Jean-Francois Colonna - Mathematics and Physics
Pictures of Physics
For two thousand years and more from the seventeenth century with Galileo, Mathematics is seen as the language with which are written the laws of Nature. They are then, next to the microscope and the telescope, a revolutionary “instrument of observation” that reveals every day new and mysterious aspects of our Universe. These successes only make more mysterious their deep nature and the cause of their “extremely effectiveness” (Eugene Wigner). A possible explanation could be that Mathematics is independent of us, that they exist outside our space-time and that our reality is “just” a mathematical structure (among countless others…) inside which emerged autonomous self-conscious sub-structures (we!).
To make progress in our knowledge of the Universe, we must do Mathematics: juggling with formulas, solving equations,… All this is generally abstract, but nothing forbids us to use the sense that evolution has given us and particularly the vision; our eyes are made to be surprised, and today the computer allows us a new experimental approach: the virtuality. A so-called virtual experiment will consist of the in silico study of a model of a certain system (elementary particle to the Universe through the car…). After very heavy computations, raw results are mountains of numerical values that are a priori useless without further processing, a “staging”.
The translation from numbers to pictures is far to be a childish coloring. As a matter of fact, many characteristics of the mathematical “objects” that are manipulated will gang up to prevent any simple and objective representation. Thus, they often have no natural images (properly stupid questions then arise and, for example: what is the color of the numbers?), the spaces they inhabit are generally (much…) more than bidimensional, the time (in the sense of dynamics) is intimately related to space, etc… Experience in this area shows that it is very easy to hide what is present and to exhibit what is not, voluntarily or involuntarily…
But Mathematics is also a tool for artistic creation. The concept of potential work of art emerges: the work of art is no longer an image or a sound, but simply the underlying mathematical model. We can be assured that we are not at the end of the road of discoveries, as was the case in past years with the fractal geometry of Benoît Mandelbrot… So what scientific and artistic surprises await us, which will open new horizons to us?
Space-time at Planck scale
The super-string theory adds 7 extra spatial dimensions to our familiar 4-dimensional space-time. These 7 dimensions could be very very small (Planck length) and be defined as Calabi-Yau manifolds.
Calabi-Yau manifold
The super-string theory adds 7 extra spatial dimensions to our familiar 4-dimensional space-time. These 7 dimensions could be very very small (Planck length) and be defined as Calabi-Yau manifolds.
Quantum vacuum fluctuations
The quantum vacuum is not empty. Everywhere and constantly sets of particles are created and anihilated (for example pairs of electron-positron).
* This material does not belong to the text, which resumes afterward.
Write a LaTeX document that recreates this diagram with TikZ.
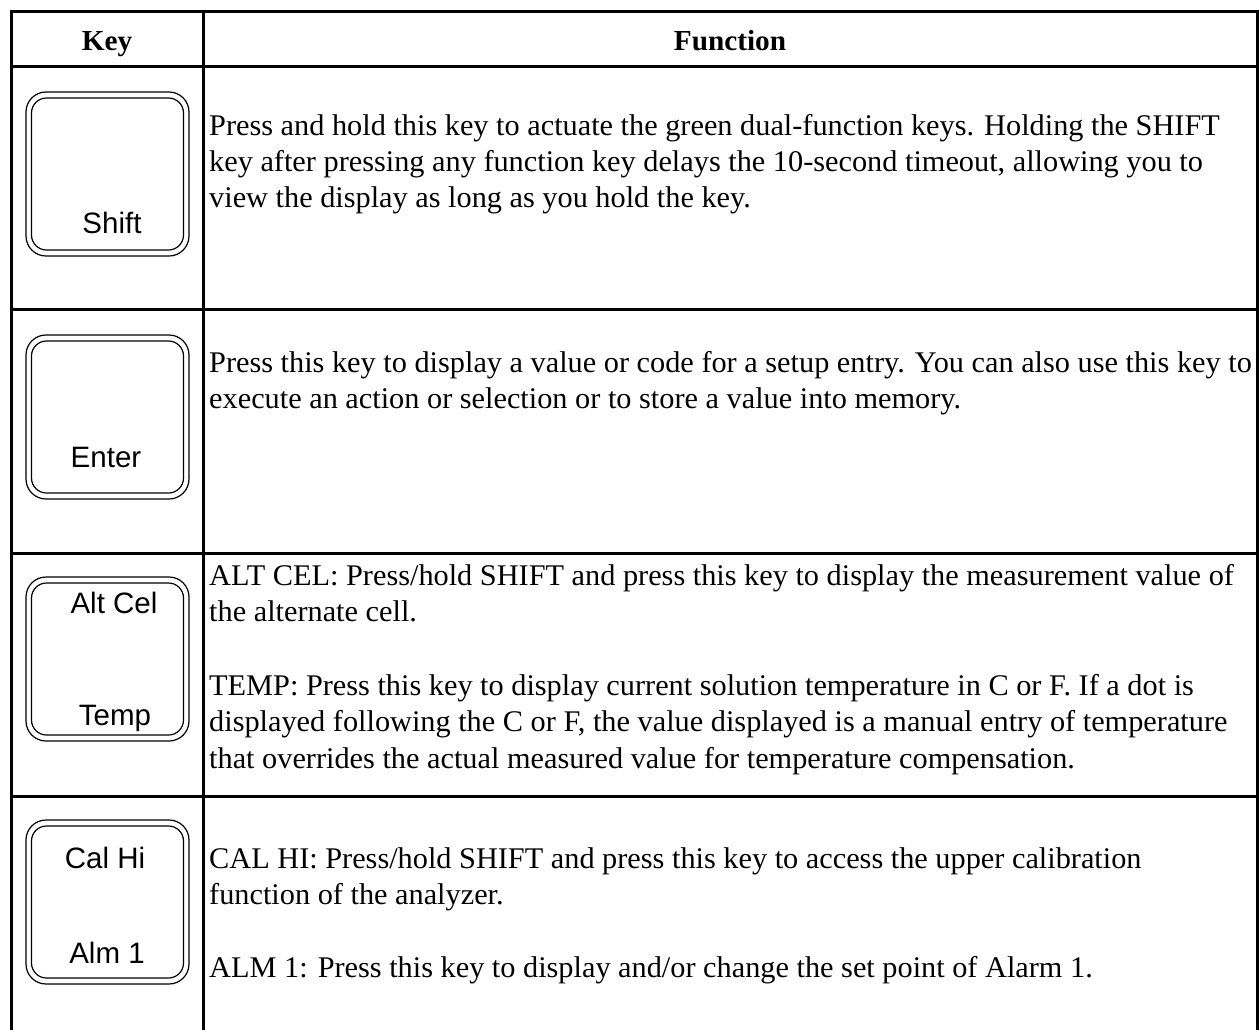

This picture displays this phenomenon during a very short duration.
Quark and gluon structure of a nucleon
A nucleon (a proton or a neutron) is not an elementary “object” : it is composed of quarks (the small spheres) and gluons that are the vectors of the strong interaction. The “volume” of the nucleon is full of virtual particles that interact constantly with each others.
The Hydrogen atom
Tridimensional display of a linear superposition of 6 eigenstates of the Hydrogen atom.
The Lorenz attractor
The Lorenz attractor is defined with the following system of non linear differential equations :
dx/dt=-10x + 10y
dy/dt=28x - y - xz
dz/dt=-8z/3 + xy
This picture is obtained integrating these equations using the Runge-Kutta method of the fourth order.
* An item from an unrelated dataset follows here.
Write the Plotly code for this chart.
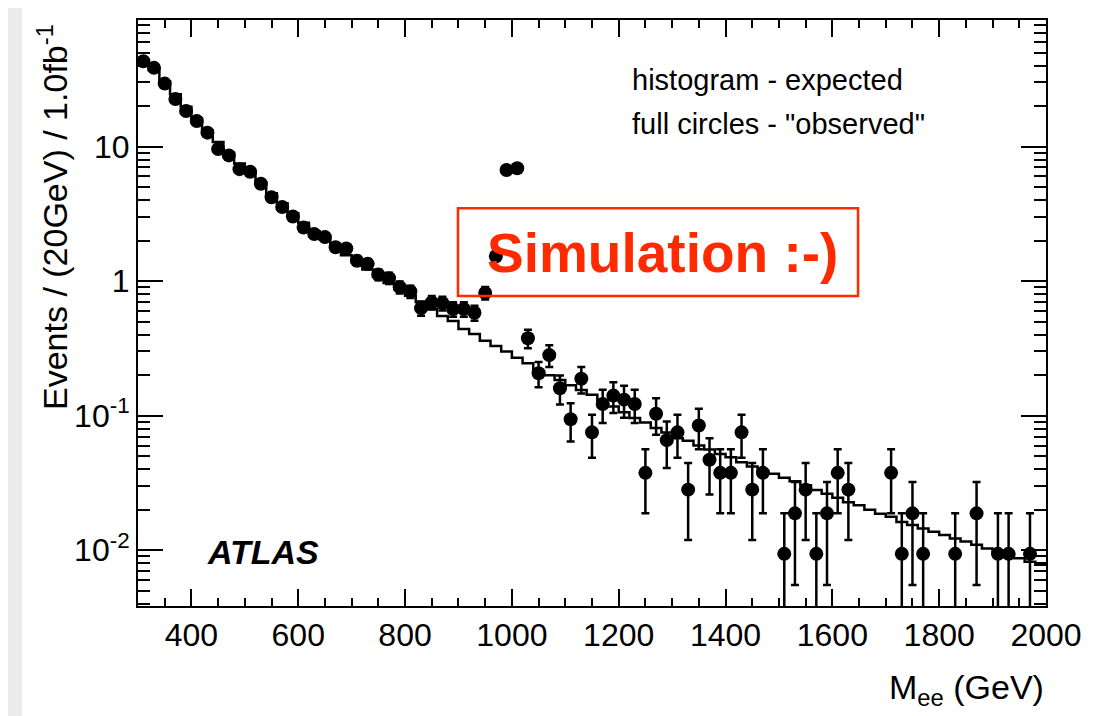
import math
import plotly.graph_objects as go

# ---------------- data ----------------
bin_edges = list(range(300, 2001, 20))           # 20 GeV bins, 300..2000
bin_centers = [e + 10 for e in bin_edges[:-1]]

event_weight = 0.0094   # events per simulated entry (1 entry -> 0.0094 / 20GeV / fb^-1)

observed_counts = [
    4585, 4096, 3128, 2404, 1957, 1649, 1351, 1021, 915, 723,
    691, 564, 447, 378, 322, 266, 238, 226, 190, 186,
    151, 143, 119, 112, 96, 89, 67, 74, 73, 66,
    66, 62, 87, 163, 713, 734, 40, 22, 30, 17,
    10, 20, 8, 13, 15, 14, 13, 4, 11, 7,
    8, 3, 9, 5, 4, 4, 8, 3, 4, 0,
    1, 2, 3, 1, 2, 4, 3, 0, 0, 0,
    4, 1, 2, 1, 0, 0, 1, 0, 2, 0,
    1, 1, 0, 1, 0,
]

expected = [
    43.5, 37.0, 30.5, 24.5, 19.8, 16.2, 13.2, 10.8, 9.0, 7.5,
    6.4, 5.4, 4.5, 3.8, 3.2, 2.72, 2.35, 2.05, 1.78, 1.56,
    1.38, 1.22, 1.08, 0.97, 0.87, 0.78, 0.70, 0.62, 0.55, 0.505,
    0.44, 0.405, 0.36, 0.33, 0.30, 0.27, 0.245, 0.215, 0.20, 0.184,
    0.168, 0.155, 0.143, 0.13, 0.117, 0.106, 0.096, 0.089, 0.081, 0.075,
    0.068, 0.065, 0.060, 0.056, 0.052, 0.049, 0.045, 0.042, 0.039, 0.037,
    0.0345, 0.0325, 0.0304, 0.028, 0.0263, 0.0245, 0.0227, 0.0216, 0.0200, 0.0187,
    0.0177, 0.0162, 0.0154, 0.0145, 0.0137, 0.0130, 0.0122, 0.0116, 0.0110, 0.0103,
    0.0098, 0.0092, 0.0087, 0.0082, 0.0078,
]

y_tick_vals = [0.01, 0.1, 1, 10]
y_tick_text = ["10<sup>-2</sup>", "10<sup>-1</sup>", "1", "10"]
x_range = [300, 2000]
y_range = [0.00385, 87.3]

# ---------------- derived ----------------
obs_x, obs_y, obs_err = [], [], []
for c, n in zip(bin_centers, observed_counts):
    if n > 0:
        obs_x.append(c)
        obs_y.append(n * event_weight)
        obs_err.append(math.sqrt(n) * event_weight)

hist_x = bin_edges
hist_y = expected + [expected[-1]]

minor_y = [m * 10.0 ** e for e in range(-3, 2) for m in range(2, 10)]

FONT = "Liberation Sans, Arial, Helvetica, sans-serif"
RED = "#ff2a00"

fig = go.Figure()
fig.add_trace(go.Scatter(
    x=hist_x, y=hist_y, mode="lines", line=dict(color="black", width=2.5, shape="hv"),
    hoverinfo="skip", showlegend=False,
))
fig.add_trace(go.Scatter(
    x=obs_x, y=obs_y, mode="markers",
    marker=dict(color="black", size=14, symbol="circle"),
    error_y=dict(type="data", array=obs_err, color="black", thickness=2.5, width=4),
    showlegend=False,
))

fig.update_layout(
    width=1086, height=708,
    margin=dict(l=130, r=48, t=10, b=110),
    paper_bgcolor="white", plot_bgcolor="white",
    font=dict(family=FONT, color="black"),
    xaxis=dict(
        range=x_range, showgrid=False, zeroline=False,
        showline=True, linecolor="black", linewidth=2, mirror="ticks",
        ticks="inside", ticklen=17, tickwidth=2, tickcolor="black",
        tickmode="linear", tick0=0, dtick=200,
        tickfont=dict(size=32, family=FONT),
        minor=dict(ticks="inside", ticklen=8, tickwidth=2, tickcolor="black", dtick=50, showgrid=False),
    ),
    yaxis=dict(
        type="log", range=[math.log10(y_range[0]), math.log10(y_range[1])],
        showgrid=False, zeroline=False,
        showline=True, linecolor="black", linewidth=2, mirror="ticks",
        ticks="inside", ticklen=25, tickwidth=2, tickcolor="black",
        tickmode="array", tickvals=y_tick_vals, ticktext=y_tick_text,
        tickfont=dict(size=32, family=FONT),
        minor=dict(ticks="inside", ticklen=12, tickwidth=2, tickcolor="black",
                   tickmode="array", tickvals=minor_y, showgrid=False),
    ),
    shapes=[
        dict(type="rect", xref="paper", yref="paper", x0=-0.1432, x1=-0.1278, y0=-0.19, y1=1.04,
             fillcolor="#ececec", line=dict(width=0), layer="below"),
        dict(type="rect", xref="paper", yref="paper", x0=0.3524, x1=0.793, y0=0.529, y1=0.6786,
             fillcolor="rgba(0,0,0,0)", line=dict(color=RED, width=2.5)),
    ],
    annotations=[
        dict(text="Events / (20GeV) / 1.0fb<sup>-1</sup>", xref="paper", yref="paper",
             x=-0.0936, y=0.9966, xanchor="center", yanchor="top", textangle=-90,
             showarrow=False, font=dict(size=34, family=FONT)),
        dict(text="M<sub>ee</sub> (GeV)", xref="paper", yref="paper",
             x=1.0, y=-0.1429, xanchor="right", yanchor="middle",
             showarrow=False, font=dict(size=34, family=FONT)),
        dict(text="histogram - expected", xref="paper", yref="paper",
             x=0.5419, y=0.898, xanchor="left", yanchor="middle",
             showarrow=False, font=dict(size=29, family=FONT)),
        dict(text="full circles - \"observed\"", xref="paper", yref="paper",
             x=0.5419, y=0.823, xanchor="left", yanchor="middle",
             showarrow=False, font=dict(size=29, family=FONT)),
        dict(text="<b><i>ATLAS</i></b>", xref="paper", yref="paper",
             x=0.074, y=0.0918, xanchor="left", yanchor="middle",
             showarrow=False, font=dict(size=34, family=FONT)),
        dict(text="<b>Simulation :-)</b>", xref="paper", yref="paper",
             x=0.578, y=0.6026, xanchor="center", yanchor="middle",
             showarrow=False, font=dict(size=55, family=FONT, color=RED)),
    ],
)

fig.write_html("out.html")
Bidimensional visualization of the Verhulst dynamics
The Verhulst dynamics is defined with the following iteration :
Xn+1=RXn(1-Xn)
R being a parameter. For this picture R changes periodically using 2 values R1 and R2 displayed as the X and Y coordinates respectively. Grey, orange and red display negative Lyapunov exponents when yellow, green and blue display positive Lyapunov exponents (chaotic systems).
Tridimensional visualization of the Verhulst dynamics
The Verhulst dynamics is defined with the following iteration :
Xn+1=RXn(1-Xn)
R being a parameter. For this picture R changes periodically using 3 values R1, R2 and R3 displayed as the X, Y and Z coordinates respectively. The points display the non chaotic systems.
Tridimensional brownian motion
The colors used (magenta,red,yellow,green,cyan) are an increasing function of the time and the ‘external border’ of its bidimensional projection is displayed as a white curve.
From the Sun to Pluto
The upper right picture displays the heliocentric solar system (the Sun is a the center) when the lower left picture displays the point of view of Pluto (Pluto is a the center). The 14 remaining pictures display intermediate points of view (from the Sun to Pluto).
From the Sun to Pluto -extrapolation-
The heliocentric view of the solar system is very simple : the trajectories are close to perfect ellipses. The geocentric view of the solar system is a little more complicated and gives birth to the ptolemean epicycles. This pictures displays the points of view of 16 different celestial bodies more or less far from the Sun and whose trajectories are not in the ecliptic plane.